Gelombang serangan Ransomware di Asia Tenggara terus meningkat
Dalam sebuah laporan terbaru, dilaporkan bahwa serangan ransomware di Asia Tenggara terus mengalami peningkatan.
Di tengah upaya digitalisasi besar-besaran di Asia Tenggara, gelombang serangan ransomware terus meningkat. Beberapa negara berkembang di wilayah tersebut, termasuk Indonesia, terkena ancaman serangan siber yang satu ini.
Ransomware sendiri adalah jenis perangkat lunak berbahaya (malware) yang dirancang untuk mengunci atau mengenkripsi data pada komputer atau jaringan korban. Alhasil pemilik data tidak dapat mengakses data tersebut.
Dalam sebuah laporan terbaru dari Trend Micro, Ransomware telah menghantam perusahaan dan lembaga pemerintah di kawasan tersebut. Serangan yang terjadi di Indonesia, Jepang, dan Thailand sejak awal tahun 2024 menunjukkan betapa rentannya infrastruktur digital di wilayah ini.
"Ini bukan hanya soal serangan, tapi bagaimana kecepatan digitalisasi yang kurang diimbangi dengan keamanan," ujar Ryan Flores, manajer senior di Trend Micro, seperti dilansir dari laman Darkreading (3/9).
Malware yang satu ini telah berkembang menjadi ancaman serius, dengan insiden besar seperti serangan oleh kelompok Brain Cipher pada Juni 2024 yang mengganggu lebih dari 160 lembaga pemerintah di Indonesia.
Jadi apa yang harus dilakukan? Mengingat kejadian ini, perusahaan dan lembaga di Asia Tenggara diimbau harus segera memperkuat pertahanan siber mereka atau risiko kerugian besar akan terus meningkat seiring dengan percepatan digitalisasi.
Meskipun Amerika Utara dan Eropa masih menjadi target utama ransomware, Asia Tenggara mulai menarik perhatian para pelaku kejahatan siber.
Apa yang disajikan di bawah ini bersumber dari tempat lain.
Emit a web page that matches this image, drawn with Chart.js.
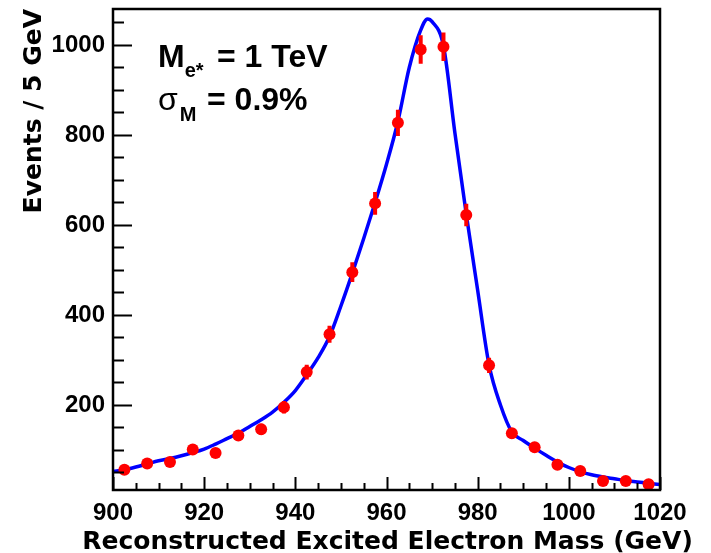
<!DOCTYPE html>
<html>
<head>
<meta charset="utf-8">
<script src="https://cdn.jsdelivr.net/npm/chart.js@4.4.0/dist/chart.umd.min.js"></script>
<style>
  html, body { margin: 0; padding: 0; background: #fff; }
</style>
</head>
<body>
<canvas id="massChart" width="711" height="553"></canvas>
<script>
// binned pseudo-data (5 GeV bins)
const massBins = [902.5, 907.5, 912.5, 917.5, 922.5, 927.5, 932.5, 937.5, 942.5, 947.5, 952.5, 957.5,
                  962.5, 967.5, 972.5, 977.5, 982.5, 987.5, 992.5, 997.5, 1002.5, 1007.5, 1012.5, 1017.5];
const eventCounts = [56, 70, 73, 101, 93, 132, 146, 195, 273, 357, 495, 648,
                     827, 990, 996, 622, 288, 137, 106, 67, 53, 31, 31, 24];
const countErrors = [7.5, 8.4, 8.5, 10, 9.6, 11.5, 12, 14, 16.5, 19, 22, 25.5,
                     29, 31.5, 31.5, 25, 17, 11.7, 10.3, 8.2, 7.3, 5.6, 5.6, 4.9];

// fitted curve
const fitMass = [900, 902.5, 905, 907.5, 910, 912.5, 915, 917.5, 920, 922.5, 925, 927.5, 930, 932.5,
                 935, 937.5, 940, 942.5, 945, 947.5, 950, 952.5, 955, 957.5, 960, 962.5, 965, 967.5,
                 969, 970, 972.5, 975, 977.5, 980, 982.5, 985, 987.5, 990, 992.5, 995, 997.5, 1000,
                 1002.5, 1005, 1007.5, 1010, 1012.5, 1015, 1017.5, 1020];
const fitValues = [52, 56, 62, 69, 76, 81, 87, 94, 102, 113, 125, 137, 152, 167,
                   184, 206, 232, 267, 305, 352, 420, 493, 570, 650, 735, 830, 950, 1033,
                   1058, 1052, 998, 805, 624, 455, 289, 200, 140, 121, 104, 88, 73, 61,
                   52, 45, 40, 36, 32, 29, 26, 23];

const xTicks = [900, 920, 940, 960, 980, 1000, 1020];
const yTicks = [200, 400, 600, 800, 1000];
const xTitle = 'Reconstructed Excited Electron Mass (GeV)';
const yTitle = 'Events / 5 GeV';

const TICK_FONT = { family: "'Liberation Sans', Arial, sans-serif", size: 24, weight: 'bold' };
const TITLE_FONT = { family: "'DejaVu Sans', sans-serif", size: 25, weight: 'bold', lineHeight: 1 };

// vertical error bars, drawn after the fit line but under the markers
const errorBars = {
    id: 'errorBars',
    afterDatasetDraw(chart, args) {
        if (args.index !== 1) return;
        const { ctx, scales: { x, y } } = chart;
        ctx.save();
        ctx.strokeStyle = '#ff0000';
        ctx.lineWidth = 4;
        ctx.beginPath();
        massBins.forEach((m, i) => {
            const px = x.getPixelForValue(m);
            ctx.moveTo(px, y.getPixelForValue(eventCounts[i] - countErrors[i]));
            ctx.lineTo(px, y.getPixelForValue(eventCounts[i] + countErrors[i]));
        });
        ctx.stroke();
        ctx.restore();
    }
};

// ROOT style frame with inward ticks, plus the x title (Chart.js would squeeze it to the axis width)
const frameTicks = {
    id: 'frameTicks',
    afterDraw(chart) {
        const { ctx, chartArea: a, scales: { x, y } } = chart;
        ctx.save();
        ctx.strokeStyle = '#000';
        ctx.lineWidth = 2;
        ctx.beginPath();
        for (let v = x.min; v <= x.max; v += 5) {
            const px = Math.round(x.getPixelForValue(v)) + 0.5;
            const len = v % 20 === 0 ? 13 : 7;
            ctx.moveTo(px, a.bottom);
            ctx.lineTo(px, a.bottom - len);
        }
        for (let v = 50; v < y.max; v += 50) {
            const py = Math.round(y.getPixelForValue(v)) + 0.5;
            const len = v % 200 === 0 ? 19 : 11;
            ctx.moveTo(a.left, py);
            ctx.lineTo(a.left + len, py);
        }
        ctx.stroke();
        ctx.lineWidth = 2.5;
        ctx.strokeRect(a.left, a.top, a.right - a.left, a.bottom - a.top);

        ctx.fillStyle = '#000';
        ctx.font = "bold 25px 'DejaVu Sans', sans-serif";
        ctx.textAlign = 'center';
        ctx.textBaseline = 'alphabetic';
        ctx.fillText(xTitle, (a.left + a.right) / 2 + 1, 549);
        ctx.restore();
    }
};

// "M_e* = 1 TeV" / "sigma_M = 0.9%" label
const massLabel = {
    id: 'massLabel',
    afterDraw(chart) {
        const { ctx, chartArea: a } = chart;
        const big = "bold 32px 'Liberation Sans', Arial, sans-serif";
        const small = "bold 20px 'Liberation Sans', Arial, sans-serif";
        const x0 = a.left + 45;
        ctx.save();
        ctx.fillStyle = '#000';
        ctx.textBaseline = 'alphabetic';
        ctx.textAlign = 'left';

        let y1 = a.top + 58;
        ctx.font = big;
        ctx.fillText('M', x0, y1);
        let x = x0 + ctx.measureText('M').width;
        ctx.font = small;
        ctx.fillText('e*', x, y1 + 10);
        ctx.font = big;
        ctx.fillText('= 1 TeV', x0 + 59, y1);

        let y2 = a.top + 101;
        ctx.font = "32px 'Liberation Sans', Arial, sans-serif";
        ctx.fillText('σ', x0, y2);
        x = x0 + ctx.measureText('σ').width + 2;
        ctx.font = small;
        ctx.fillText('M', x, y2 + 11);
        ctx.font = big;
        ctx.fillText('= 0.9%', x0 + 49, y2);
        ctx.restore();
    }
};

new Chart(document.getElementById('massChart'), {
    type: 'scatter',
    data: {
        datasets: [
            {
                label: 'Events',
                data: massBins.map((m, i) => ({ x: m, y: eventCounts[i] })),
                backgroundColor: '#ff0000',
                borderWidth: 0,
                pointRadius: 6,
                showLine: false
            },
            {
                label: 'Fit',
                data: fitMass.map((m, i) => ({ x: m, y: fitValues[i] })),
                borderColor: '#0000ff',
                borderWidth: 3.5,
                pointRadius: 0,
                showLine: true,
                cubicInterpolationMode: 'monotone'
            }
        ]
    },
    options: {
        responsive: false,
        animation: false,
        layout: { padding: { top: 9, right: 51, left: 0, bottom: 0 } },
        plugins: {
            legend: { display: false },
            tooltip: { enabled: false }
        },
        scales: {
            x: {
                type: 'linear',
                min: 900,
                max: 1020,
                grid: { display: false, drawTicks: false },
                border: { display: false },
                afterBuildTicks: s => { s.ticks = xTicks.map(v => ({ value: v })); },
                afterFit: s => { s.height = 63; s.paddingLeft = 0; s.paddingRight = 0; },
                ticks: {
                    color: '#000', font: TICK_FONT, padding: 9, maxRotation: 0, autoSkip: false,
                    callback: v => String(v)
                },
                title: { display: false }
            },
            y: {
                type: 'linear',
                min: 11,
                max: 1080,
                grid: { display: false, drawTicks: false },
                border: { display: false },
                afterBuildTicks: s => { s.ticks = yTicks.map(v => ({ value: v })); },
                afterFit: s => { s.width = 113; s.paddingTop = 0; s.paddingBottom = 0; },
                ticks: { color: '#000', font: TICK_FONT, padding: 8, callback: v => String(v) },
                title: {
                    display: true,
                    text: yTitle,
                    color: '#000',
                    font: TITLE_FONT,
                    align: 'end',
                    padding: { top: 22 }
                }
            }
        }
    },
    plugins: [errorBars, frameTicks, massLabel]
});
</script>
</body>
</html>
Di Vietnam, serangan ransomware pada Maret 2024 memaksa sebuah perusahaan sekuritas besar untuk menghentikan perdagangan selama delapan hari. Hal ini menggarisbawahi betapa rapuhnya sektor-sektor industri kritis di Asia terhadap ancaman siber.
Selain itu, beberapa negara di kawasan ini tidak memiliki undang-undang pemberitahuan pelanggaran data yang memadai, yang berkontribusi pada kurangnya kesadaran akan pentingnya keamanan siber.
"Ini menciptakan celah yang dimanfaatkan oleh kelompok ransomware untuk beroperasi dengan sedikit hambatan," kata Rebecca Moody dari Comparitech.
Peningkatan popularitas cryptocurrency di Asia juga menjadi faktor yang memudahkan perusahaan-perusahaan untuk membayar tebusan. Hal ini membuat mereka lebih rentan terhadap serangan.
"Ransomware tidak hanya tentang teknologi, tapi juga tentang bagaimana kita merespons ancaman ini," tambah Flores.
Namun, hal ini kemudian tidak dapat diartikan serangan ini menargetkan Asia secara khusus. Menurut Flores, "Pelaku kejahatan siber mencari peluang di mana pun mereka bisa mendapatkan keuntungan besar dengan usaha minimal."
Asia Tenggara, dengan infrastruktur yang sering kali lemah dan kurang aman, menjadi target yang mudah.
Pemerintah di Asia Tenggara sudah mulai memperbarui regulasi mereka untuk meningkatkan keamanan. Pada Mei 2024, Singapura memperbarui Undang-Undang Keamanan Siber mereka, sementara Malaysia memberlakukan undang-undang baru yang mewajibkan penyedia layanan keamanan siber untuk mendapatkan lisensi.
Ini langkah penting, namun perusahaan di wilayah ini harus segera mengambil tindakan konkret untuk melindungi diri dari ancaman yang semakin canggih.